While my heart ached for the children and their devastating stories, my mind tried to grasp the sincerity of these house parents.  And yet it couldn’t. On my way home from my first trip there, I asked God how he could make such genuine people. I still have no answer.

Be open to answering God’s call for your life. It’ll make all the difference.

If my legacy in my entire life amounts to half of these people’s on a daily basis, I would be satisfied.

“Here I am. Send me!” — Isaiah 6:8

Jun
25

Home Parents Provide Continued Support

Summer is a great time for former residents to come back and visit. Our Home Parents love these visits, as it demonstrates that the child continues to seek the love and acceptance he received while at Coyote Hill.

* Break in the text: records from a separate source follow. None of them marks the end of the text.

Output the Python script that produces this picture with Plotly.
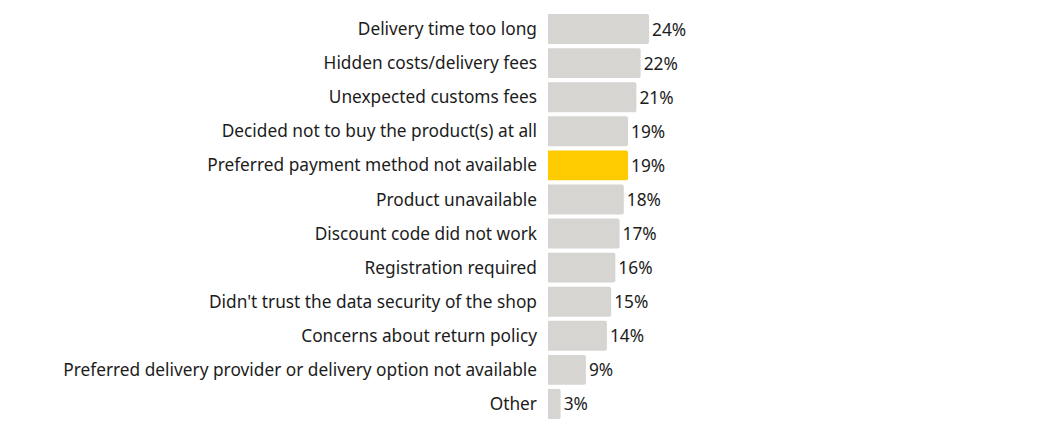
import plotly.graph_objects as go

categories = [
    "Delivery time too long",
    "Hidden costs/delivery fees",
    "Unexpected customs fees",
    "Decided not to buy the product(s) at all",
    "Preferred payment method not available",
    "Product unavailable",
    "Discount code did not work",
    "Registration required",
    "Didn't trust the data security of the shop",
    "Concerns about return policy",
    "Preferred delivery provider or delivery option not available",
    "Other",
]
values = [24, 22, 21, 19, 19, 18, 17, 16, 15, 14, 9, 3]
highlight = "Preferred payment method not available"

GRAY = "#d6d5d2"
YELLOW = "#fdcb00"
colors = [YELLOW if c == highlight else GRAY for c in categories]

fig = go.Figure(go.Bar(
    x=values,
    y=categories,
    orientation="h",
    marker=dict(color=colors, line=dict(width=0)),
    text=[f"{v}%" for v in values],
    textposition="outside",
    textfont=dict(family="Noto Sans", size=17.3, color="#1c1c1c"),
    cliponaxis=False,
))

fig.update_layout(
    width=1063,
    height=426,
    margin=dict(l=540, r=102, t=4, b=13),
    paper_bgcolor="white",
    plot_bgcolor="white",
    bargap=0.12,
    barcornerradius=2,
    showlegend=False,
    font=dict(family="Noto Sans", size=17.3, color="#1c1c1c"),
    xaxis=dict(range=[0, 100], visible=False, fixedrange=True),
    yaxis=dict(
        autorange="reversed",
        showgrid=False,
        zeroline=False,
        showline=False,
        ticks="",
        ticklabelstandoff=10,
        tickfont=dict(family="Noto Sans", size=17.3, color="#1c1c1c"),
    ),
)

fig.write_html("out.html")
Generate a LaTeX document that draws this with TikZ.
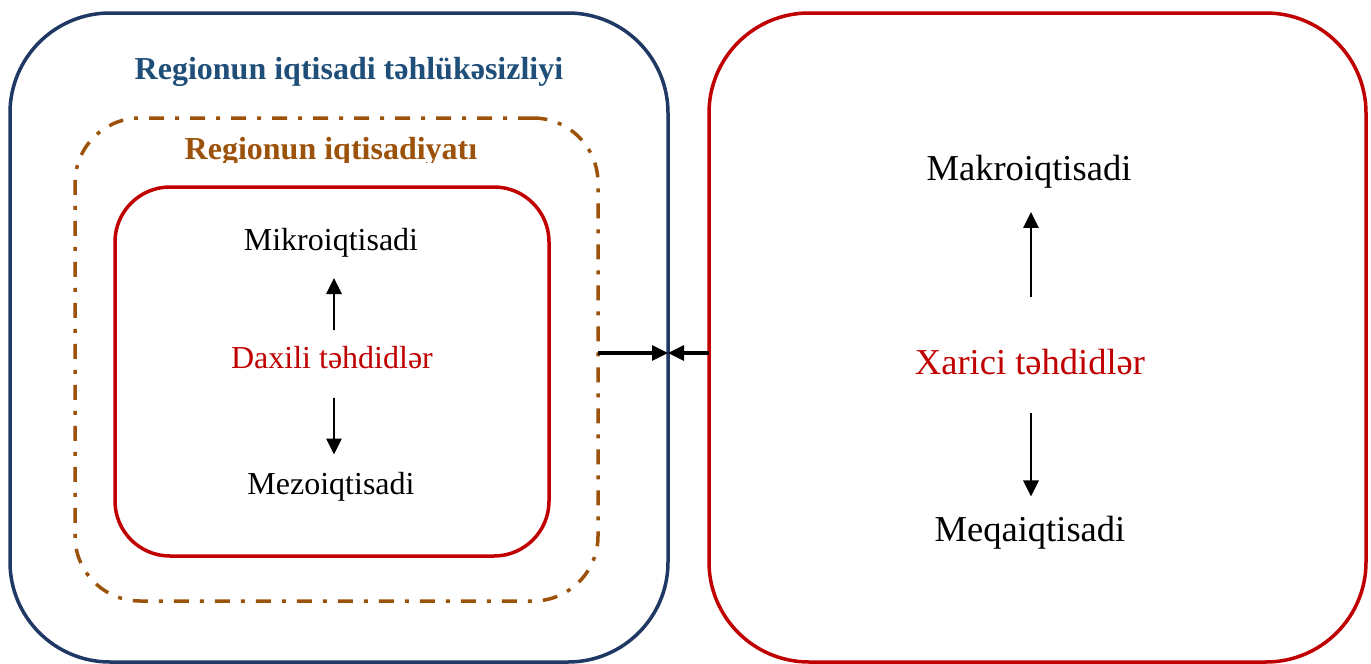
\documentclass[tikz,border=0pt]{standalone}
\usepackage{fontspec}
\setmainfont{Liberation Serif}
\usetikzlibrary{arrows.meta}
\definecolor{navy}{RGB}{31,56,100}
\definecolor{titleblue}{RGB}{31,78,121}
\definecolor{brownc}{RGB}{156,82,10}
\definecolor{redc}{RGB}{192,0,0}
\begin{document}
\begin{tikzpicture}[x=1pt,y=-1pt,
  box/.style={draw, rounded corners=#1, line width=3.5pt, inner sep=0pt, outer sep=0pt},
  dashdot/.style={dash pattern=on 15pt off 11pt on 4pt off 11pt},
  small/.style={anchor=base, inner sep=0pt, font=\fontsize{32}{38}\selectfont},
  big/.style={anchor=base, inner sep=0pt, font=\fontsize{36.5}{44}\selectfont},
  arr/.style={line width=2.8pt, -{Triangle[length=16pt,width=15pt]}},
  midarr/.style={line width=3.2pt, -{Triangle[length=16pt,width=15pt]}}]
\useasboundingbox (0,0) rectangle (1371,664);
% boxes
\node[box=100pt, draw=navy, minimum width=658pt, minimum height=649pt] (outer) at (339,337.5) {};
\node[box=65pt, draw=brownc, dashdot, minimum width=523pt, minimum height=483pt] (econ) at (336.5,359.5) {};
\node[box=55pt, draw=redc, minimum width=434pt, minimum height=369pt] (inner) at (332,371.5) {};
\node[box=100pt, draw=redc, minimum width=657pt, minimum height=649pt] (ext) at (1037.5,337.5) {};
% titles
\node[small, font=\fontsize{32}{38}\selectfont\bfseries, text=titleblue] (title) at (349,79) {Regionun iqtisadi təhlükəsizliyi};
\begin{scope}
\clip (0,0) rectangle (1371,162);
\node[small, font=\fontsize{32}{38}\selectfont\bfseries, text=brownc] (econtitle) at (331,159) {Regionun iqtisadiyatı};
\end{scope}
% left texts
\node[small] (mikro) at (331,250) {Mikroiqtisadi};
\node[small, text=redc] (daxili) at (332,368) {Daxili təhdidlər};
\node[small] (mezo) at (331,494) {Mezoiqtisadi};
% right texts
\node[big] (makro) at (1029,180) {Makroiqtisadi};
\node[big, text=redc] (xarici) at (1030,374) {Xarici təhdidlər};
\node[big] (meqa) at (1030,541) {Meqaiqtisadi};
% arrows
\coordinate (lx) at (334,0);
\coordinate (rx) at (1031,0);
\draw[arr, shorten <=16pt, shorten >=21pt] (daxili.north -| lx) -- (mikro.south -| lx);
\draw[arr, shorten <=29pt, shorten >=17pt] (daxili.south -| lx) -- (mezo.north -| lx);
\draw[arr, shorten <=51pt, shorten >=24pt] (xarici.north -| rx) -- (makro.south -| rx);
\draw[arr, shorten <=38pt, shorten >=19pt] (xarici.south -| rx) -- (meqa.north -| rx);
\coordinate (meet) at (668,353);
\draw[midarr] (econ.east |- meet) -- (meet);
\draw[midarr] (ext.west |- meet) -- (meet);
\end{tikzpicture}
\end{document}
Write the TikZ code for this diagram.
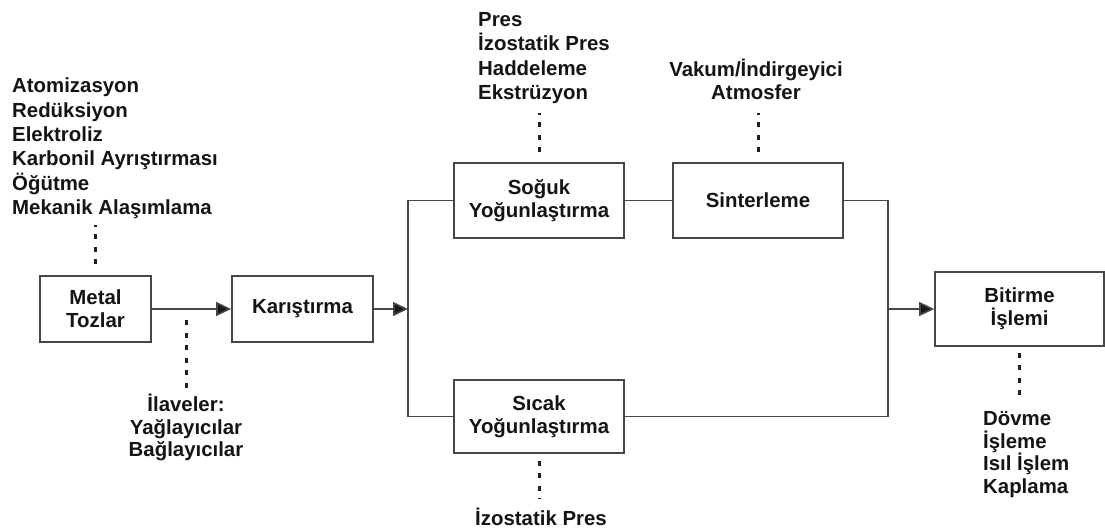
\documentclass[tikz,border=0pt]{standalone}
\usepackage{fontspec}
\setmainfont{Liberation Sans}
\usetikzlibrary{arrows.meta, positioning}

\tikzset{
  kutu/.style={draw=black!72, line width=1.7pt, align=center, inner sep=0pt, text=black!92},
  liste/.style={inner sep=0pt, text=black!92},
  hat/.style={draw=black!72, line width=1.6pt},
  ok/.style={hat, -{Triangle[length=15pt,width=14pt,fill=black!90]}},
  nokta/.style={draw=black!88, line width=3pt, dash pattern=on 5pt off 7.5pt}
}

\begin{document}
\begin{tikzpicture}[x=1pt, y=-1pt, font=\fontsize{20.4}{23}\selectfont\bfseries]
\useasboundingbox (0,0) rectangle (1105,531);
% kutular
\node[kutu, minimum width=111pt, minimum height=66pt] (metal) at (95.5,309) {Metal\\Tozlar};
\node[kutu, minimum width=141pt, minimum height=66pt] (karis) at (302.5,309) {Karıştırma};
\node[kutu, minimum width=170pt, minimum height=75pt] (soguk) at (539,200.5) {Soğuk\\Yoğunlaştırma};
\node[kutu, minimum width=170pt, minimum height=75pt] (sinter) at (758,200.5) {Sinterleme};
\node[kutu, minimum width=170pt, minimum height=73pt] (sicak) at (539,416.5) {Sıcak\\Yoğunlaştırma};
\node[kutu, minimum width=169pt, minimum height=74pt] (bitir) at (1019.5,309) {Bitirme\\İşlemi};
% listeler (base = son satir)
\node[liste, align=left, anchor=base west, font=\fontsize{20.4}{24.3}\selectfont\bfseries] (uretim) at (12,214.3)
  {Atomizasyon\\Redüksiyon\\Elektroliz\\Karbonil Ayrıştırması\\Öğütme\\Mekanik Alaşımlama};
\node[liste, align=center, anchor=base, font=\fontsize{20.4}{22.5}\selectfont\bfseries] (ilave) at (186,456.7)
  {İlaveler:\\Yağlayıcılar\\Bağlayıcılar};
\node[liste, align=left, anchor=base west, font=\fontsize{20.4}{24.2}\selectfont\bfseries] (sogukyol) at (478,99.3)
  {Pres\\İzostatik Pres\\Haddeleme\\Ekstrüzyon};
\node[liste, align=center, anchor=base] (atmosfer) at (756,99) {Vakum/İndirgeyici\\Atmosfer};
\node[liste, anchor=base] (sicakyol) at (541,525) {İzostatik Pres};
\node[liste, align=left, anchor=base west, font=\fontsize{20.4}{22.5}\selectfont\bfseries] (bitiryol) at (983,493)
  {Dövme\\İşleme\\Isıl İşlem\\Kaplama};
% dal noktalari
\coordinate (dalalt) at (408,416.5);
\coordinate (sag) at (888,416.5);
\coordinate (katki) at (186,309);
% baglantilar
\draw[ok] (metal) -- (karis);
\draw[ok] (karis.east) -- (karis.east -| dalalt);
\draw[hat] (soguk.west) -| (dalalt) -- (sicak.west);
\draw[hat] (soguk) -- (sinter);
\draw[hat] (sinter.east) -| (sag) -- (sicak.east);
\draw[ok] (sag |- bitir.west) -- (bitir.west);
% noktali cizgiler
\draw[nokta, shorten <=11pt, shorten >=6pt] (metal.north) -- (metal.north |- uretim.south);
\draw[nokta, shorten <=11pt] (katki) -- (ilave.north);
\draw[nokta, shorten <=10pt, shorten >=9pt] (soguk.north) -- (soguk.north |- sogukyol.south);
\draw[nokta, shorten <=10pt, shorten >=14pt] (sinter.north) -- (sinter.north |- atmosfer.south);
\draw[nokta, shorten <=7pt, shorten >=8pt] (sicak.south) -- (sicak.south |- sicakyol.north);
\draw[nokta, shorten <=6pt, shorten >=15pt] (bitir.south) -- (bitir.south |- bitiryol.north);
\end{tikzpicture}
\end{document}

*name changed for sake of confidentiality

One such visit happened shortly after school was out. Chad* was able to return to The Zimmer Home for a few days. Chad has been living with a family member for a few months now, but was so excited to come back for a visit. Chad accepted Christ last fall while at the Zimmer Home, and while visiting he reminded Charlie that he never had the chance to get baptized. Charlie talked to him a lot about that, did some planning, and was able to baptize Chad that Sunday at church! It was a great testimony to the current children in the home, to see that no matter where they go in life, they’ll continue to be loved and supported by those who cared for them during their time at Coyote Hill.

Another encouraging visit occurred when the Smith* family joined Michael and Kayla Kauffman and kids at The Wright Home for dinner. The Kauffmans had grown very close to the Smith’s children while they lived in the home several months ago, so they were so excited to have the whole family for a visit. The Smiths have been attending church with The Wright Home, and the parents are always excited to give Michael and Kayla great reports when their kids do well. It’s been exciting to see the family growing closer to each other and to Christ!

Thanks for everything you, our Coyote Hill family of supporters, do to support our ministry to children…the results continue even after they leave our homes.

May
29

The Best Day Ever

It was “one of those days” for Lance Rainwater, Coyote Hill’s vocational skills instructor and property manager. But 14 year-old Mason*, Lance’s sidekick for the day, declared it “the greatest day ever.”

Lance and Mason had set out after a heavy snow in March, with the intention of moving hay to a pasture for a few of our horses. The task normally wouldn’t take very long.

“Things went wrong from the start,” Lance said, “First, we left the gate open, thinking the horses would stay with the hay.” The horses had a mind of their own, however, and before Lance and Mason could stop them, they had taken off through the gate.

“They took off towards the arena where the rest of the horses were,” Lance said. “We tried to catch up to them but eventually had to hop in the Gator.” However, on their way back to the horses, the Gator got stuck in the snow and the two were forced to find shovels to dig it out.

After the horses were finally back where they belonged, Mason and Lance went back to the tractor to get the second bale of hay. Thinking it would be easier to turn the tractor off while hooking up the large bale, Lance shut off the engine. Upon hooking up the bale, Lance turned the keys to start the tractor – but nothing happened.

After 45 minutes of trying to revive it, Lance called Executive Director Larry McDaniel, hoping he would have some advice. “It took Larry literally five seconds to figure it out,” Lance said. “Larry asked us if the PTO was on. It was. All I had to do was turn it off, and the tractor started.”

“I had been pretty frustrated up to that point,” Lance said. “But when we found out it was simply an operating error, I couldn’t help but smile.”

Now, a few weeks after the event, Lance just laughs and shakes his head whenever he talks about it. “Mason got to do so much that day that he had never done before…digging things out of the snow, running after the horses. To him – it was a great day!”

We’re all proud of Mason’s positive outlook.